There must be a time of day when the woman who has to speak
falls very silent, and her mind forms no more propositions,
and she asks herself, "Did they have a meaning?"
There must be a time when the woman of prayer
goes to pray as if it were the first time in her life she ever prayed,
when the woman of resolutions puts her resolutions aside as if they had all been broken,
and she learns a different wisdom:
distinguishing the sun from the moon,
the stars from the darkness,
the sea from dry land,
and the night sky from the shoulder of a hill."
- Thomas Merton (I took the liberty of changing "man" to "woman")

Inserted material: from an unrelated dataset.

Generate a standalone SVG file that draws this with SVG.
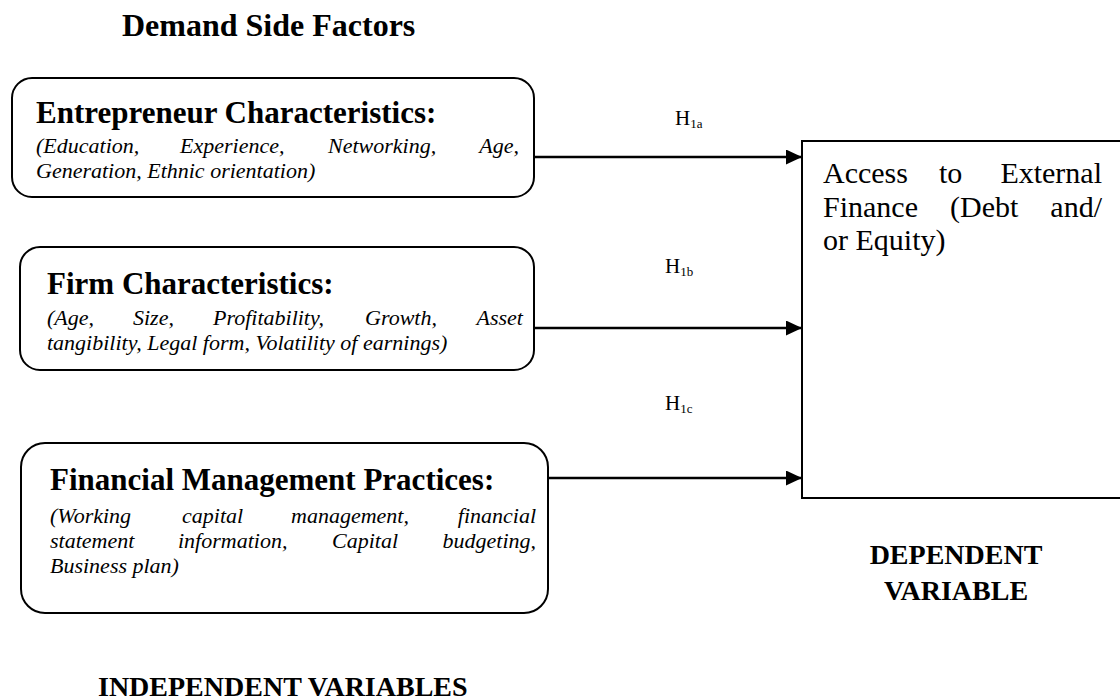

In these last few months, preceding Lent, I have been sitting with a soul friend and her husband who are walking the way of this poem. I think Merton may have written it as a call to contemplation in the midst of an active life that bears the semblance of order and control.
For them, it's a very different call. None of the plans they make seem to come to fruition. The prayers they have prayed all their lives make little sense to pray now. Their resolutions have all been broken.
And yet -
the sun and the moon are distinct from one another,
the darkness has not overcome the stars,
the sea still washes up on the beach,
and the hill cannot obscure the night sky.
The Lord is near to the broken hearted and saves the crushed in spirit.
And when I am with them, Christ is there. I sense the deepening strength, the gathering wisdom found in the stark simplicity of no more options. And my lips have not choice, but to proclaim praise.